Key Outcomes & Results

95.5%
Reduction in spam
95%
Reduction of irrelevant content
900
Spam Accounts Reduced
90%
Reduction in manual content review
High
User activity and engagement

Reflections

What I would do differently

I would invest more time upfront in building shared language and success metrics with the content and product teams. While we aligned well later on, having clearer cross-functional definitions of “spam” and “harmful content” from the beginning would have helped us move faster and with more clarity.

Lessons
  • Collaboration is key: Partnering closely with content ops and grounding decisions in real user data was critical to building effective moderation tools.

  • Small changes can create big impact: Features like user reporting and rate limits were simple to implement but significantly improved moderation effectiveness.

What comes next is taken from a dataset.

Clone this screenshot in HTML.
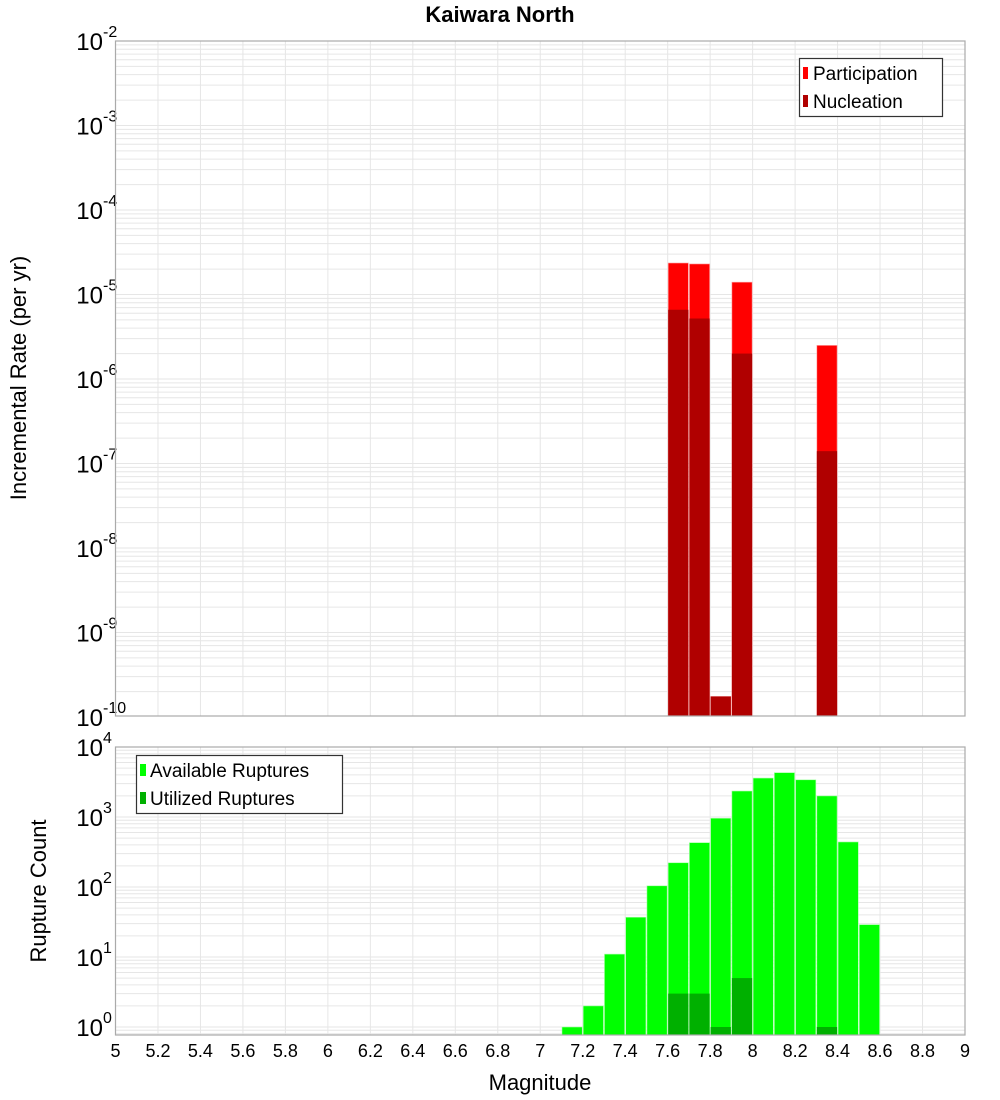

  • Balance matters: Effective moderation isn’t just about removing content—it’s about preserving the user experience while maintaining trust.

  • Use existing data early: Leveraging user behavior data early on helped us make targeted, informed decisions—saving time and avoiding unnecessary guesswork.

Tradeoffs
  • Speed vs. Depth: To act quickly, we prioritized fast-impact solutions over longer-term structural changes like machine learning filters.

  • Strictness vs. Freedom: Introducing stricter posting limits curbed spam, but we had to be careful not to restrict genuine user behavior.

  • Operational Load vs. Automation: Some manual processes remained, as full automation would have required more time and technical investment than our timeframe allowed.